I lived in the San Francisco Bay Area while Kamala Harris was California’s attorney general. Bay Area residents admired Harris. She had a likable and easy-going personality.

I attended several of Harris’s events, including the Harvey Milk Forever Stamp unveiling at City Hall. True to her style, Harris was all giggles at the event.

I freelanced book reviews and articles for area newspapers in California, including the Bay Area Reporter. According to its masthead, the BAR has served the Bay Area LGBT community since 1971. My interaction with the paper’s staff convinced me it was a solid supporter of Harris.

In 2013, BAR gave me a choice assignment to interview Harris about her selection as grand marshal in that year’s San Francisco LGBTQIA+ Pride parade down Market Street. The interview was part profile. I emailed Harris to her staff in the attorney general’s office in Sacramento.

“Empowerment is having the courage and the ability to pursue what is rightfully yours and refusing to stop until you get it,” Harris said. I used her quote.

Though Harris’s quote was intended for the LGBTQIA+ community, it has broad application. After a damaging identity theft incident, I took Harris’s words to heart.

In 2014, I was contacted by a Los Angeles area attorney. He had information about a 2011 government data breach involving my Personal Identifying Information. I had one year of ID theft protection from the government contractor who had allowed my data to be illegally accessed. The attorney said he could protect me from further financial loss.  I stupidly allowed him to charge a $4,500 retainer to my credit card.

When the attorney called back for more and more money, I realized it was a fraud. I lost thousands of dollars that I had planned to use to create a foundation in honor of my daughter, who died at 17 of a heart ailment.

I filed a complaint against the attorney with the California Bar Association. I got no help. It rejected my complaint. As the Los Angeles Times reported in 2022: “The State Bar of California has failed to effectively discipline corrupt attorneys, allowing lawyers to repeatedly violate professional standards and harm members of the public.” The article was based on an audit of the California Bar.

I appealed the bar’s dismissal of my complaint to Harris in Sacramento. Her office advised me to file my complaint with, guess who, the California Bar Association. It seemed that Harris’s staff never read my letter.

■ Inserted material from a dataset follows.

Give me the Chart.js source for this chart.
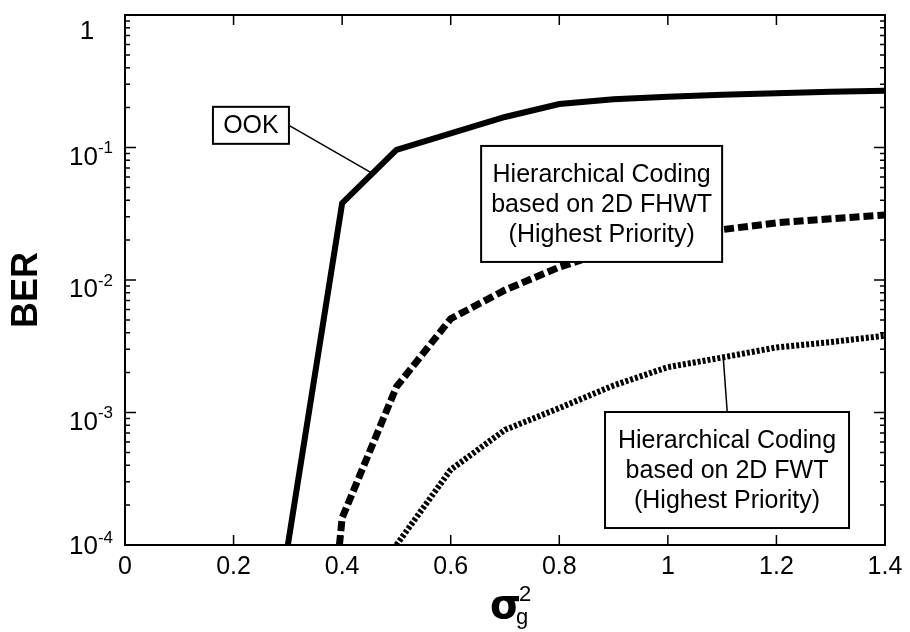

Since the attorney telephoned, my complaint involved wire fraud, a federal offense. I wrote to the Department of Justice in Washington. In a March 2016 letter, a Justice Consumer Protection Division official referred me to Attorney General Harris.

At this point, I contacted my credit card company. It had unnecessarily delayed their fraud investigation into the attorney’s $4,500 charge to my credit card. A 2016 letter informed me it had recovered $4,500 from the law firm during its fraud investigation. It also reversed interest charges on the fraudulent 2014 charge. While this was a success, I was still out thousands of dollars.

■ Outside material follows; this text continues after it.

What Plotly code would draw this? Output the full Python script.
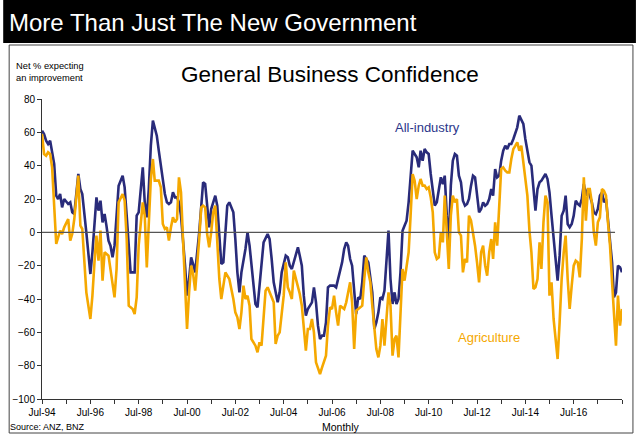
import pandas as pd
import plotly.graph_objects as go

# Months since Jul-1994 and net % values
all_month = [0,1,2,3,4,5,6,7,8,9,10,11,13,14,15,16,17,18,19,20,22,24,25,27,28,29,30,31,32,33,34,35,36,38,40,41,42,43,44,46,47,48,50,51,52,53,54,55,57,58,60,61,62,63,64,65,66,67,68,69,71,72,73,74,75,76,78,79,80,81,82,83,84,86,87,88,89,90,91,92,93,95,96,97,98,99,101,102,103,104,105,106,107,108,109,110,112,113,114,115,117,118,119,120,121,122,123,124,125,127,128,129,130,131,132,134,135,136,137,138,139,140,141,142,143,145,146,147,149,150,151,152,153,154,156,157,158,159,160,162,163,164,165,166,167,168,169,170,172,173,174,175,176,177,178,179,180,181,182,183,184,185,186,187,188,189,190,191,192,193,194,195,196,197,198,199,200,201,202,203,204,205,206,207,208,209,210,211,212,213,214,215,216,217,218,219,220,221,222,223,224,225,226,227,228,229,230,231,232,233,234,235,236,237,238,239,240,241,242,243,244,245,246,247,248,249,250,251,252,253,254,255,256,257,258,259,260,261,262,263,264,265,266,267,268,269,270,271,272,273,274,275,276,277,278,279,280,281,282,283,284,285,286,287,288]
all_value = [61,59,55,53,55,49,41,22,20,23,15,20,17,18,12,11,24,35,26,23,0,-25,-12,21,13,19,6,11,4,-5,-8,-15,-8,28,34,27,10,-12,-24,-24,10,12,39,18,9,26,52,67,58,49,30,23,18,17,18,24,21,21,18,10,-20,-38,-28,-15,-19,-24,0,18,30,29,16,3,14,22,16,-4,-19,-18,0,16,18,12,-4,-24,-36,-24,-10,0,-8,-20,-33,-43,-45,-32,-16,-6,-1,-4,-16,-30,-42,-36,-24,-19,-14,-15,-20,-22,-18,-9,-14,-20,-38,-50,-46,-42,-33,-42,-56,-64,-62,-62,-54,-33,-32,-32,-33,-28,-18,-10,-6,-8,-16,-20,-49,-39,-40,-30,-14,-18,-26,-36,-58,-54,-48,-39,-40,-35,1,-28,-43,-36,-43,-40,-24,1,4,7,18,34,49,47,45,39,49,43,50,48,47,35,24,16,18,26,33,29,34,10,-6,28,43,47,46,34,30,19,16,17,20,28,34,33,22,12,14,18,16,17,20,26,22,38,33,34,43,49,52,50,53,53,56,60,63,70,67,65,56,50,42,40,28,13,26,30,31,33,35,32,24,10,-4,-18,-29,-14,10,13,22,5,3,5,10,19,17,16,20,29,22,26,22,18,12,11,14,22,24,18,20,6,-6,-18,-39,-36,-20,-21,-24]

agri_month = [0,1,2,3,4,5,7,8,9,10,11,13,14,15,16,18,19,20,21,22,24,25,26,27,28,29,30,31,33,34,36,37,38,40,41,42,43,45,46,47,48,50,51,52,53,54,55,56,58,59,60,61,62,63,64,65,66,67,68,69,70,71,72,73,74,75,76,78,79,80,81,82,83,84,85,86,87,88,89,90,91,93,94,95,96,97,98,99,100,101,102,103,104,105,106,107,108,109,110,111,112,113,115,116,117,118,119,120,121,122,123,124,125,127,128,129,130,131,132,133,134,135,136,137,138,139,141,142,143,144,145,146,147,148,150,151,152,153,154,155,156,157,159,160,161,162,163,164,165,166,167,168,169,170,171,172,173,174,175,176,177,178,179,180,181,182,183,184,185,186,187,188,189,190,191,192,193,194,195,196,197,198,199,200,201,202,203,204,205,206,207,208,209,210,211,212,213,214,215,216,217,218,219,220,221,222,223,224,225,226,227,228,229,230,231,232,233,234,235,236,237,238,239,240,241,242,243,244,245,246,247,248,249,250,251,252,253,254,255,256,257,258,259,260,261,262,263,264,265,266,267,268,269,270,271,272,273,274,275,276,277,278,279,280,281,282,283,284,285,286,287,288]
agri_value = [59,47,46,48,47,39,-7,-3,1,-1,3,8,-5,-1,8,34,4,2,-18,-36,-52,-38,-18,-2,-17,1,-29,-12,-14,-22,-39,-22,18,23,19,-4,-44,-46,-49,-39,-8,18,10,-21,10,32,44,31,31,27,5,2,3,-5,3,9,6,8,33,24,-4,-30,-58,-36,-20,-25,-35,-4,15,16,15,-1,-9,0,12,16,-4,-28,-40,-33,-24,-28,-33,-40,-48,-51,-58,-48,-32,-40,-38,-44,-64,-66,-68,-72,-66,-68,-52,-35,-33,-36,-42,-67,-62,-60,-50,-38,-18,-33,-36,-40,-23,-32,-37,-44,-56,-71,-58,-58,-52,-60,-78,-82,-85,-81,-74,-56,-45,-46,-38,-48,-56,-44,-46,-42,-36,-30,-42,-70,-47,-46,-44,-28,-15,-24,-30,-44,-60,-70,-75,-68,-52,-68,-52,-36,-44,-74,-64,-62,-75,-52,-22,-29,-19,-12,10,35,31,20,28,32,28,28,26,27,21,12,-12,-16,-15,0,-6,22,0,-22,10,22,18,20,0,-2,-24,-16,-18,10,7,0,-8,-18,-30,-12,-8,-20,-26,-12,-4,-16,6,-8,12,38,39,37,36,36,44,50,52,54,49,52,42,32,22,1,-12,-34,-33,-28,-6,-22,6,22,18,-38,-30,-52,-64,-76,-54,-28,-12,-2,-28,-46,-32,-20,-17,-18,-27,-4,33,7,26,26,18,0,-8,6,9,26,25,22,6,-8,-30,-52,-68,-38,-56,-46]

tick_years = list(range(1994, 2019))
y_ticks = list(range(-100, 81, 20))

start = pd.Timestamp(1994, 7, 1)
def to_dates(months):
    return [start + pd.DateOffset(months=m) for m in months]

NAVY = "#292B7A"
ORANGE = "#F5A800"
FONT = "Arial, Liberation Sans, sans-serif"

fig = go.Figure()
fig.add_trace(go.Scatter(x=to_dates(all_month), y=all_value, mode="lines",
                         line=dict(color=NAVY, width=2.6), name="All-industry"))
fig.add_trace(go.Scatter(x=to_dates(agri_month), y=agri_value, mode="lines",
                         line=dict(color=ORANGE, width=2.6), name="Agriculture"))

L, R, T, B = 39, 14, 99, 35
W, H = 636, 434
pw, ph = W - L - R, H - T - B
def px(x):
    return (x - L) / pw
def py(y):
    return (H - B - y) / ph

tickvals = [pd.Timestamp(y, 7, 1) for y in tick_years]
ticktext = [("Jul-%02d" % (y % 100)) if (y % 2 == 0 and y <= 2016) else "" for y in tick_years]

fig.update_layout(
    width=W, height=H, margin=dict(l=L, r=R, t=T, b=B),
    paper_bgcolor="white", plot_bgcolor="white",
    showlegend=False,
    font=dict(family=FONT, color="black", size=10),
    xaxis=dict(type="date", range=[pd.Timestamp(1994, 7, 1), pd.Timestamp(2018, 7, 1)],
               tickmode="array", tickvals=tickvals, ticktext=ticktext,
               ticks="outside", ticklen=4, tickcolor="#333", showline=True,
               linecolor="#333", linewidth=1, showgrid=False, zeroline=False,
               tickfont=dict(size=10, family=FONT)),
    yaxis=dict(range=[-100, 80], tickmode="array", tickvals=y_ticks,
               ticks="outside", ticklen=4, tickcolor="#333", showline=True,
               linecolor="#333", linewidth=1, showgrid=False, zeroline=False,
               tickfont=dict(size=10, family=FONT)),
    shapes=[
        dict(type="rect", xref="paper", yref="paper", x0=px(0), x1=px(W), y0=py(43), y1=py(0),
             fillcolor="black", line=dict(width=0), layer="below"),
        dict(type="rect", xref="paper", yref="paper", x0=px(6), x1=px(633), y0=py(433), y1=py(45),
             fillcolor="rgba(0,0,0,0)", line=dict(color="#444", width=1)),
        dict(type="line", xref="paper", yref="y", x0=0, x1=px(615), y0=0, y1=0,
             line=dict(color="#555", width=1.2), layer="above"),
    ],
)

ann = [
    dict(text="More Than Just The New Government", x=px(4), y=py(22), xanchor="left", yanchor="middle",
         font=dict(size=24, color="white")),
    dict(text="General Business Confidence", x=px(328), y=py(75), xanchor="center", yanchor="middle",
         font=dict(size=22.5, color="black")),
    dict(text="Net % expecting<br>an improvement", x=px(11), y=py(59), xanchor="left", yanchor="top",
         align="left", font=dict(size=9.3, color="black")),
    dict(text="All-industry", x=px(392), y=py(127), xanchor="left", yanchor="middle",
         font=dict(size=13, color="#2B358A")),
    dict(text="Agriculture", x=px(455), y=py(337), xanchor="left", yanchor="middle",
         font=dict(size=13, color=ORANGE)),
    dict(text="Source: ANZ, BNZ", x=px(5), y=py(427), xanchor="left", yanchor="middle",
         font=dict(size=9, color="black")),
    dict(text="Monthly", x=px(340), y=py(427), xanchor="center", yanchor="middle",
         font=dict(size=10.5, color="black")),
]
for a in ann:
    a.update(xref="paper", yref="paper", showarrow=False)
fig.update_layout(annotations=ann)

fig.write_html("out.html")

I sent the credit card company’s fraud investigation and recovery letter to the California Bar Association. I argued that the Los Angeles-area law firm admitted to credit card fraud when it refunded the money to my credit card account. I thought this admission of fraud would force the bar to help me recover other funds lost to the lawyer. I was wrong. Again, the bar took no action.

I recalled Harris’s quote about having “the courage and the ability to pursue what is rightfully yours and refusing to stop until you get it.” The money belonged to my late daughter. I wanted to honor her. I wanted the money returned.

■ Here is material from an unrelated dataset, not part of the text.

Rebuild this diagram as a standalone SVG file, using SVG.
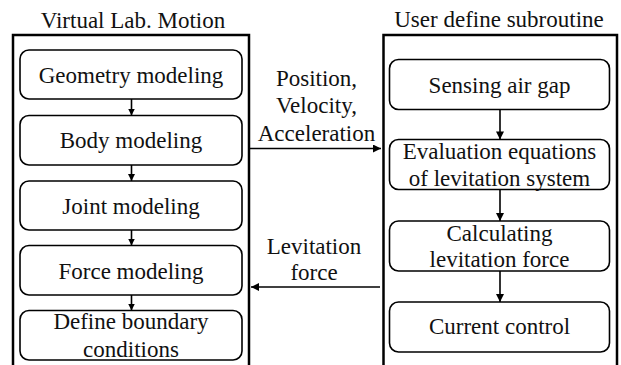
<svg xmlns="http://www.w3.org/2000/svg" width="621" height="365" viewBox="0 0 621 365">
<defs>
<style>
text{font-family:"Liberation Serif","Times New Roman",serif;font-size:23px;fill:#111;text-anchor:middle}
.outer{fill:none;stroke:#000;stroke-width:2.5}
.box{fill:#fff;stroke:#000;stroke-width:1.6}
.conn{stroke:#000;stroke-width:1.6;fill:none}
</style>
<marker id="ah" viewBox="0 0 10 10" refX="10" refY="5" markerWidth="7" markerHeight="7" markerUnits="userSpaceOnUse" orient="auto">
<path d="M0,0 L10,5 L0,10 z" fill="#000"/>
</marker>
<marker id="ahl" viewBox="0 0 10 10" refX="10" refY="5" markerWidth="9" markerHeight="8" markerUnits="userSpaceOnUse" orient="auto">
<path d="M0,0 L10,5 L0,10 z" fill="#000"/>
</marker>
</defs>
<rect width="621" height="365" fill="#fff"/>
<g id="left-panel">
<text x="133" y="28">Virtual Lab. Motion</text>
<path class="outer" d="M13,367 V35 H249 V367"/>
</g>
<g id="right-panel">
<text x="499" y="27">User define subroutine</text>
<path class="outer" d="M383.5,367 V35 H617 V367"/>
</g>
<g id="geometry"><rect class="box" x="20" y="50" width="222" height="49" rx="9"/><text x="131" y="82.5">Geometry modeling</text></g>
<g id="body"><rect class="box" x="20" y="115.5" width="222" height="49.5" rx="9"/><text x="131" y="148">Body modeling</text></g>
<g id="joint"><rect class="box" x="20" y="181" width="222" height="49" rx="9"/><text x="131" y="213.5">Joint modeling</text></g>
<g id="force"><rect class="box" x="20" y="245.5" width="222" height="49.5" rx="9"/><text x="131" y="278.5">Force modeling</text></g>
<g id="boundary"><rect class="box" x="20" y="310.5" width="222" height="49.5" rx="9"/><text x="131" y="328.5">Define boundary</text><text x="131" y="357">conditions</text></g>
<g id="sensing"><rect class="box" x="389.5" y="59.5" width="220" height="50" rx="9"/><text x="499.5" y="93">Sensing air gap</text></g>
<g id="evaluation"><rect class="box" x="389.5" y="139.5" width="220" height="50" rx="9"/><text x="499.5" y="158.5">Evaluation equations</text><text x="499.5" y="185.5">of levitation system</text></g>
<g id="calculating"><rect class="box" x="389.5" y="221" width="220" height="50" rx="9"/><text x="499.5" y="240.5">Calculating</text><text x="499.5" y="267">levitation force</text></g>
<g id="current"><rect class="box" x="389.5" y="302" width="220" height="50" rx="9"/><text x="499.5" y="333.5">Current control</text></g>
<g id="connectors">
<line class="conn" x1="131.5" y1="99" x2="131.5" y2="115.5" marker-end="url(#ah)"/>
<line class="conn" x1="131.5" y1="165" x2="131.5" y2="181" marker-end="url(#ah)"/>
<line class="conn" x1="131.5" y1="230" x2="131.5" y2="245.5" marker-end="url(#ah)"/>
<line class="conn" x1="131.5" y1="295" x2="131.5" y2="310.5" marker-end="url(#ah)"/>
<line class="conn" x1="500" y1="109.5" x2="500" y2="139.5" marker-end="url(#ahl)"/>
<line class="conn" x1="500" y1="189.5" x2="500" y2="221" marker-end="url(#ahl)"/>
<line class="conn" x1="500" y1="271" x2="500" y2="302" marker-end="url(#ahl)"/>
<line class="conn" x1="250" y1="148.5" x2="381" y2="148.5" marker-end="url(#ahl)"/>
<line class="conn" x1="380" y1="287" x2="251" y2="287" marker-end="url(#ahl)"/>
<text x="316.5" y="86">Position,</text>
<text x="316.5" y="113">Velocity,</text>
<text x="316.5" y="140.5">Acceleration</text>
<text x="314" y="253.5">Levitation</text>
<text x="314" y="280">force</text>
</g>
</svg>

Again, I contacted Harris’s office in Sacramento and sent her the credit card company’s fraud recovery letter. I felt that a fraud admission by the attorney would force Harris’s office to help me recover the rest of my money. I was wrong. Again, her office referred me back to the California Bar Association.

Harris has a reputation for speaking circular and nonsensical “word salads.” Based on my experience with Harris and her Sacramento staff, I understand the pain of her bureaucratic nonsensical circularity of thought and speech.

In her world, fraud complaints circulate without real action. Her laughs and giggles fail to convince me that she cares for people. She failed to help my family.

As a father working to honor his late daughter, I want to know why Kamala Harris abandoned my family. Vice President Harris, my family deserves an answer. We are waiting.